Third, let’s address the issue of associations with men who some would call ‘extremists’. I’ll leave off the specific names, I am sure some readers can supply them for us in the comments if they wish. I have a few points to make about problematic associations:
- No one is likely completely consistent on every matter of association. Situations arise where for one reason or another, you find yourself on a platform or inviting in a speaker that may not maintain absolute consistency with your own philosophy of separation. This is unavoidable, unless you never go anywhere or never have anyone in to speak.
- Some circumstances may trap you into an association that is problematic, but you can’t discern a way out of the situation without causing great embarrassment. You decide that the greater good is served by enduring the connection for the time being.

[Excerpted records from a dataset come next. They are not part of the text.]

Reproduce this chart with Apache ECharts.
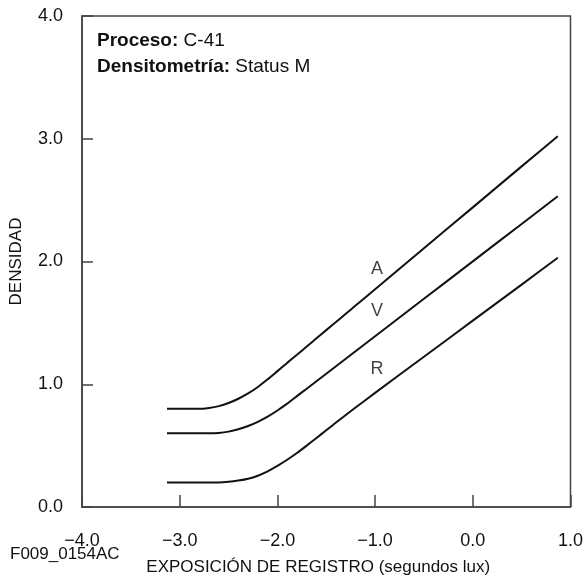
<!DOCTYPE html>
<html>
<head>
<meta charset="utf-8">
<script src="https://cdn.jsdelivr.net/npm/echarts@6/dist/echarts.min.js"></script>
<style>
html,body{margin:0;padding:0;background:#fff;}
#chart{width:586px;height:581px;}
</style>
</head>
<body>
<div id="chart"></div>
<script>
// Log exposure values (x) shared by the three curves
const exposure = [-3.13, -2.9, -2.8, -2.7, -2.6, -2.5, -2.4, -2.3, -2.2, -2.1, -2.0, -1.9, -1.8, -1.7, -1.6, -1.5, -1.4, -1.3, -1.2, -1.0, -0.5, 0.0, 0.5, 0.87];
// Density values
const densityA = [0.80, 0.80, 0.80, 0.807, 0.822, 0.847, 0.882, 0.925, 0.978, 1.040, 1.107, 1.174, 1.240, 1.307, 1.374, 1.441, 1.507, 1.574, 1.641, 1.774, 2.108, 2.441, 2.775, 3.02];
const densityV = [0.60, 0.60, 0.60, 0.60, 0.603, 0.614, 0.633, 0.660, 0.694, 0.736, 0.786, 0.842, 0.903, 0.964, 1.025, 1.086, 1.147, 1.208, 1.269, 1.391, 1.696, 2.001, 2.306, 2.532];
const densityR = [0.20, 0.20, 0.20, 0.20, 0.20, 0.205, 0.215, 0.23, 0.255, 0.29, 0.335, 0.385, 0.44, 0.50, 0.562, 0.625, 0.688, 0.75, 0.81, 0.93, 1.224, 1.518, 1.812, 2.03];

// Curve labels
const curveNames = ['A', 'V', 'R'];
const curveLabelX = [-0.98, -0.98, -0.98];
const curveLabelY = [1.935, 1.595, 1.125];

// Tick labels
const xTicks = [-4, -3, -2, -1, 0, 1];
const xTickLabels = ['\u22124.0', '\u22123.0', '\u22122.0', '\u22121.0', '0.0', '1.0'];
const yTicks = [0, 1, 2, 3, 4];
const yTickLabels = ['0.0', '1.0', '2.0', '3.0', '4.0'];

const FONT = '"Liberation Sans", Arial, Helvetica, sans-serif';
const toPairs = (ys) => exposure.map((x, i) => [x, ys[i]]);

const chart = echarts.init(document.getElementById('chart'), null, {renderer: 'canvas'});
const lineStyle = {color: '#111', width: 2};

chart.setOption({
  animation: false,
  backgroundColor: '#fff',
  textStyle: {fontFamily: FONT},
  grid: {left: 81, top: 16, width: 492, height: 492, show: true, borderColor: '#444', borderWidth: 1.5, backgroundColor: 'transparent'},
  xAxis: {
    type: 'value', min: -4, max: 1, interval: 1,
    name: 'EXPOSICIÓN DE REGISTRO (segundos lux)',
    nameLocation: 'middle', nameGap: 52,
    nameTextStyle: {fontFamily: FONT, fontSize: 17, color: '#111', padding: [0, 16, 0, 0]},
    axisLine: {show: true, onZero: false, lineStyle: {color: '#444', width: 1.5}},
    axisTick: {show: true, inside: true, length: 12, lineStyle: {color: '#444', width: 1.5}},
    splitLine: {show: false},
    axisLabel: {
      margin: 25, fontFamily: FONT, fontSize: 18, color: '#111',
      formatter: (v) => { const i = xTicks.indexOf(Math.round(v)); return i >= 0 ? xTickLabels[i] : ''; }
    }
  },
  yAxis: {
    type: 'value', min: 0, max: 4, interval: 1,
    name: 'DENSIDAD',
    nameLocation: 'middle', nameGap: 57, nameRotate: 90,
    nameTextStyle: {fontFamily: FONT, fontSize: 17, color: '#111'},
    axisLine: {show: true, onZero: false, lineStyle: {color: '#444', width: 1.5}},
    axisTick: {show: true, inside: true, length: 11, lineStyle: {color: '#444', width: 1.5}},
    splitLine: {show: false},
    axisLabel: {
      margin: 19, fontFamily: FONT, fontSize: 18, color: '#111',
      formatter: (v) => { const i = yTicks.indexOf(Math.round(v)); return i >= 0 ? yTickLabels[i] : ''; }
    }
  },
  graphic: [
    {type: 'text', left: 97, top: 31, style: {text: '{b|Proceso:} C-41', font: '19px ' + FONT, fill: '#111',
      rich: {b: {fontWeight: 'bold', fontSize: 19, fontFamily: FONT, fill: '#111'}}}},
    {type: 'text', left: 97, top: 57, style: {text: '{b|Densitometría:} Status M', font: '19px ' + FONT, fill: '#111',
      rich: {b: {fontWeight: 'bold', fontSize: 19, fontFamily: FONT, fill: '#111'}}}},
    {type: 'text', left: 10, top: 546, style: {text: 'F009_0154AC', font: '17px ' + FONT, fill: '#111'}}
  ],
  series: [
    {type: 'line', name: 'A', data: toPairs(densityA), showSymbol: false, symbol: 'none', smooth: 0.2, lineStyle: lineStyle},
    {type: 'line', name: 'V', data: toPairs(densityV), showSymbol: false, symbol: 'none', smooth: 0.2, lineStyle: lineStyle},
    {type: 'line', name: 'R', data: toPairs(densityR), showSymbol: false, symbol: 'none', smooth: 0.2, lineStyle: lineStyle},
    {type: 'scatter', symbolSize: 0, silent: true,
      data: curveNames.map((n, i) => ({name: n, value: [curveLabelX[i], curveLabelY[i]]})),
      label: {show: true, position: 'inside', formatter: (p) => p.name, fontFamily: FONT, fontSize: 18, color: '#111'}}
  ]
});
</script>
</body>
</html>
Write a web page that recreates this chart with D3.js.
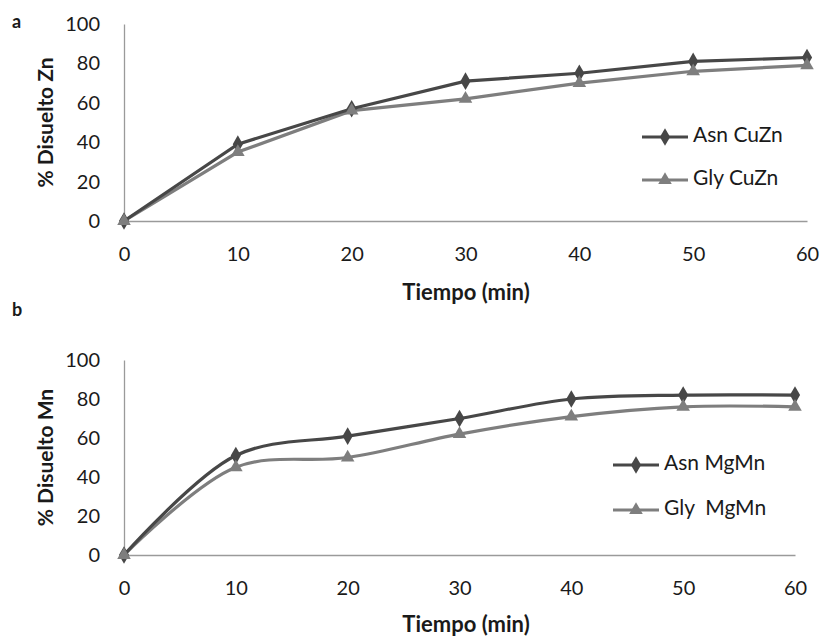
<!DOCTYPE html>
<html>
<head>
<meta charset="utf-8">
<script src="https://cdn.jsdelivr.net/npm/d3@7"></script>
<style>
  html, body { margin: 0; padding: 0; background: #fff; }
  svg { display: block; }
  text { font-family: Lato, "Open Sans", sans-serif; fill: #1a1a1a; }
</style>
</head>
<body>
<svg id="chart" width="824" height="639"></svg>
<script>
// Dissolution time points (min)
const tiempo = [0, 10, 20, 30, 40, 50, 60];
const xTicks = [0, 10, 20, 30, 40, 50, 60];
const yTicks = [0, 20, 40, 60, 80, 100];

// Panel a: % Zn dissolved
const asnCuZn = [0, 39, 57, 71, 75, 81, 83];
const glyCuZn = [0, 35, 56, 62, 70, 76, 79];

// Panel b: % Mn dissolved
const asnMgMn = [0, 51, 61, 70, 80, 82, 82];
const glyMgMn = [0, 45, 50, 62, 71, 76, 76];

const panels = [
  {
    letter: "a", yTitle: "% Disuelto Zn",
    series: [
      { name: "Asn CuZn", values: asnCuZn, color: "#474747", marker: d3.symbolDiamond },
      { name: "Gly CuZn", values: glyCuZn, color: "#7e7e7e", marker: d3.symbolTriangle }
    ],
    curve: d3.curveLinear,
    box: { left: 124, right: 807, top: 24, bottom: 221 },
    letterPos: [12, 28],
    tickY: 256, titleY: 300,
    legend: { x: 642, y: 137, gap: 43 }
  },
  {
    letter: "b", yTitle: "% Disuelto Mn",
    series: [
      { name: "Asn MgMn", values: asnMgMn, color: "#474747", marker: d3.symbolDiamond },
      { name: "Gly  MgMn", values: glyMgMn, color: "#7e7e7e", marker: d3.symbolTriangle }
    ],
    curve: d3.curveCatmullRom.alpha(0.5),
    box: { left: 124, right: 795, top: 360, bottom: 555 },
    letterPos: [12, 316],
    tickY: 590, titleY: 632,
    legend: { x: 613, y: 465, gap: 45 }
  }
];

const svg = d3.select("#chart");

panels.forEach(p => {
  const g = svg.append("g");
  const x = d3.scaleLinear().domain([0, 60]).range([p.box.left, p.box.right]);
  const y = d3.scaleLinear().domain([0, 100]).range([p.box.bottom, p.box.top]);

  // Panel letter
  g.append("text")
    .attr("x", p.letterPos[0]).attr("y", p.letterPos[1])
    .attr("font-size", 18).attr("font-weight", "bold")
    .text(p.letter);

  // Y axis
  const yAxis = g.append("g")
    .attr("transform", `translate(${p.box.left},0)`)
    .call(d3.axisLeft(y).tickValues(yTicks).tickSize(0).tickSizeOuter(0).tickPadding(24));
  yAxis.select(".domain").attr("stroke", "#9a9a9a").attr("stroke-width", 1.3);
  yAxis.selectAll("text").attr("font-size", 20).attr("fill", "#1a1a1a")
    .attr("font-family", "Lato, 'Open Sans', sans-serif");

  // X axis
  const xAxis = g.append("g")
    .attr("transform", `translate(0,${p.box.bottom})`)
    .call(d3.axisBottom(x).tickValues(xTicks).tickSize(0).tickSizeOuter(0).tickPadding(0));
  xAxis.select(".domain").attr("stroke", "#9a9a9a").attr("stroke-width", 1.3);
  xAxis.selectAll("text").attr("font-size", 20).attr("fill", "#1a1a1a")
    .attr("font-family", "Lato, 'Open Sans', sans-serif")
    .attr("dy", null).attr("y", p.tickY - p.box.bottom)
    .attr("dominant-baseline", "middle");

  // Axis titles
  g.append("text")
    .attr("x", 466)
    .attr("y", p.titleY)
    .attr("text-anchor", "middle")
    .attr("font-size", 22).attr("font-weight", "bold")
    .text("Tiempo (min)");

  g.append("text")
    .attr("transform", `translate(53,${(p.box.top + p.box.bottom) / 2}) rotate(-90)`)
    .attr("text-anchor", "middle")
    .attr("font-size", 21).attr("font-weight", "bold")
    .text(p.yTitle);

  // Series lines and markers
  const line = d3.line()
    .x((d, i) => x(tiempo[i]))
    .y(d => y(d))
    .curve(p.curve);

  p.series.slice().reverse().forEach(s => {
    g.append("path")
      .datum(s.values)
      .attr("fill", "none")
      .attr("stroke", s.color)
      .attr("stroke-width", 3.2)
      .attr("d", line);
  });
  p.series.forEach(s => {
    g.selectAll(null)
      .data(s.values)
      .join("path")
      .attr("transform", (d, i) => `translate(${x(tiempo[i])},${y(d)})`)
      .attr("d", d3.symbol().type(s.marker).size(s.marker === d3.symbolTriangle ? 80 : 90))
      .attr("fill", s.color);
  });

  // Legend
  p.series.forEach((s, i) => {
    const ly = p.legend.y + i * p.legend.gap;
    const lg = g.append("g").attr("transform", `translate(${p.legend.x},${ly})`);
    lg.append("line").attr("x1", 0).attr("x2", 46).attr("y1", 0).attr("y2", 0)
      .attr("stroke", s.color).attr("stroke-width", 3.2);
    lg.append("path").attr("transform", "translate(23,0)")
      .attr("d", d3.symbol().type(s.marker).size(s.marker === d3.symbolTriangle ? 80 : 90))
      .attr("fill", s.color);
    lg.append("text").attr("x", 51).attr("y", 0)
      .attr("dominant-baseline", "middle")
      .attr("font-size", 21)
      .style("white-space", "pre")
      .attr("xml:space", "preserve")
      .text(s.name);
  });
});
</script>
</body>
</html>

- Problematic or inconsistent associations ought to instruct us for future practice – ‘There is no education in the second kick of a mule.’ (attributed to George S. Patton)
- Overall patterns of behaviour are the mark of consistency, not individual aberrations from stated policy or philosophy.
- Deliberate associations with problematic individuals when the problems of association are well known and clearly established ought to give pause to the individual making the association and prompt the protest of Fundamentalists observing the association.
I don’t think every Fundamentalist leader could say that he had never made any mistakes in implying his endorsement of other ministries or ministers. I believe that such recent mistakes as have been made (and widely noted) will not be repeated. They are not a pattern of behaviour.
Those critics who want to excuse their departure from Fundamentalism over such alleged inconsistencies need to take heed lest they fall into greater error themselves. There will be plenty of time for them to display their own inconsistencies. And there will be plenty of time for the fruit of anti-fundamentalist error to show itself in life or ministry.